Capitol Police Chief Matthew Verderosa said a female bystander suffered minor injuries and that no officers were hurt.
"We do believe this is an act of a single person who has frequented the Capitol grounds before and there is not reason to believe this is anything more than a criminal act," Verderosa said.
Dawson was charged in October with unlawful conduct on Capitol grounds and assaulting a police officer after he stood up in the gallery of the House of Representatives and shouted Bible verses and proclaimed he was a "Prophet of God."
In addition to being charged, he was ordered to stay away from the area. He did not appear for a November hearing in his case.
Congress was in recess Monday for the Easter holiday, but many tourists were taking tours of the Capitol when the shooting took place. Those inside were told to shelter in place and police cordoned off access to the complex for a short time.
A lobbyist from California who was at the Capitol, Jill Epstein, told VOA she was at the Visitor Center during a break in between her meetings.
“As we were going through, just at security, at the metal detector, I was with my colleagues. One person had his wallet and his phone still on the conveyor belt, another one had her shoes off, and all of a sudden people start screaming, ‘There is an active shooter, run.’ We didn’t know whether to go in or out, and we just got out.”
She said armed police were suddenly everywhere and told her to crouch down by an outdoor wall.
Verderosa said it appears the security screening process at the Capitol worked as it was supposed to. He said his office has not determined how many police officers fired their weapons at the suspect.
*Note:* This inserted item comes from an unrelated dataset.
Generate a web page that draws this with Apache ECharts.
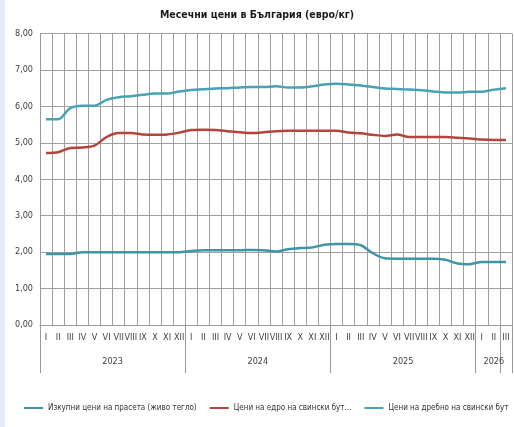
<!DOCTYPE html>
<html>
<head>
<meta charset="utf-8">
<script src="https://cdn.jsdelivr.net/npm/echarts@6/dist/echarts.min.js"></script>
<style>
html,body{margin:0;padding:0;background:#fff;}
#c{width:514px;height:427px;}
</style>
</head>
<body>
<div id="c"></div>
<script>
const months = ['I','II','III','IV','V','VI','VII','VIII','IX','X','XI','XII',
                'I','II','III','IV','V','VI','VII','VIII','IX','X','XI','XII',
                'I','II','III','IV','V','VI','VII','VIII','IX','X','XI','XII',
                'I','II','III'];
const years = ['2023','2024','2025','2026'];
const yearLabelIndex = {5:'2023', 17:'2024', 29:'2025', 37:'2026'};
const yTicks = [0,1,2,3,4,5,6,7,8];

const seriesNames = ['Изкупни цени на прасета (живо тегло)', 'Цени на едро на свински бут...', 'Цени на дребно на свински бут'];

const live = [1.95,1.95,1.95,2.00,2.00,2.00,2.00,2.00,2.00,2.00,2.00,2.00,
              2.03,2.05,2.05,2.05,2.05,2.06,2.05,2.02,2.08,2.11,2.13,2.20,
              2.22,2.22,2.19,1.97,1.83,1.82,1.82,1.82,1.82,1.79,1.69,1.67,
              1.73,1.73,1.73];
const wholesale = [4.72,4.74,4.86,4.87,4.92,5.16,5.27,5.27,5.23,5.22,5.23,5.28,
                   5.35,5.36,5.35,5.32,5.29,5.27,5.29,5.32,5.33,5.33,5.33,5.33,
                   5.33,5.28,5.26,5.22,5.19,5.23,5.16,5.16,5.16,5.16,5.14,5.12,
                   5.09,5.08,5.08];
const retail = [5.65,5.65,5.95,6.02,6.02,6.18,6.25,6.28,6.32,6.35,6.35,6.41,
                6.45,6.47,6.49,6.50,6.52,6.53,6.53,6.55,6.52,6.52,6.55,6.60,
                6.62,6.60,6.57,6.53,6.49,6.48,6.46,6.44,6.41,6.38,6.38,6.40,
                6.40,6.46,6.50];

const FONT = "'DejaVu Sans Condensed', 'Liberation Sans', sans-serif";
const colors = ['#3D95A6', '#B5443D', '#46A2B4'];

const chart = echarts.init(document.getElementById('c'));
chart.setOption({
  backgroundColor: '#ffffff',
  animation: false,
  color: colors,
  graphic: [{type:'rect', left:0, top:0, shape:{width:5, height:427}, style:{fill:'#E4ECF8'}, silent:true}],
  title: {
    text: 'Месечни цени в България (евро/кг)',
    left: 'center', top: 5,
    textStyle: {fontFamily: FONT, fontSize: 10.5, fontWeight: 'bold', color: '#1a1a1a'}
  },
  legend: {
    bottom: 15, left: 24, padding: 0,
    itemWidth: 19, itemHeight: 2, itemGap: 13,
    icon: 'rect',
    textStyle: {fontFamily: FONT, fontSize: 8, color: '#333'},
    data: seriesNames
  },
  grid: {left: 40, right: 2, top: 33.5, bottom: 102, containLabel: false},
  xAxis: [{
    type: 'category', data: months, boundaryGap: true, position: 'bottom',
    axisLine: {show: true, lineStyle: {color: '#9a9a9a', width: 1}},
    axisTick: {show: false},
    axisLabel: {interval: 0, fontFamily: FONT, fontSize: 9, color: '#404040', margin: 8},
    splitLine: {show: true, interval: 0, lineStyle: {color: '#a0a0a0', width: 1}}
  }, {
    type: 'category', data: months, boundaryGap: true, position: 'bottom',
    axisLine: {show: false},
    axisTick: {show: true, length: 48, interval: 11, lineStyle: {color: '#9a9a9a'}},
    axisLabel: {
      interval: 0, margin: 32,
      formatter: function(v, i){
        const y = yearLabelIndex[i];
        if (!y) return '';
        return i === 37 ? '{b|' + y + '}' : '{a|' + y + '}';
      },
      rich: {
        a: {fontFamily: FONT, fontSize: 9, color: '#404040', padding: [0,0,0,12]},
        b: {fontFamily: FONT, fontSize: 9, color: '#404040'}
      }
    },
    splitLine: {show: false}
  }],
  yAxis: {
    type: 'value', min: 0, max: 8, interval: 1,
    axisLine: {show: true, lineStyle: {color: '#9a9a9a'}},
    axisTick: {show: false},
    axisLabel: {fontFamily: FONT, fontSize: 9, color: '#404040', margin: 7,
      formatter: function(v){ return v.toFixed(2).replace('.', ','); }},
    splitLine: {show: true, lineStyle: {color: '#a0a0a0', width: 1}}
  },
  series: [
    {name: seriesNames[0], type: 'line', data: live, smooth: 0.3, showSymbol: false, lineStyle: {width: 2.5}, xAxisIndex: 0},
    {name: seriesNames[1], type: 'line', data: wholesale, smooth: 0.3, showSymbol: false, lineStyle: {width: 2.5}, xAxisIndex: 0},
    {name: seriesNames[2], type: 'line', data: retail, smooth: 0.3, showSymbol: false, lineStyle: {width: 2.5}, xAxisIndex: 0}
  ]
});
</script>
</body>
</html>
During the incident, the Secret Service closed the entrances to the White House as a precautionary measure, although no incident was reported there.
It is a busy week for tourists in Washington. Many of them have come to see the world renowned cherry blossoms that are now in full bloom around the nation's capital.
In 1998, two Capitol Police officers were killed when a man opened fire inside the complex. After that episode, Congress initiated plans for a new visitor center that expanded and improved its security.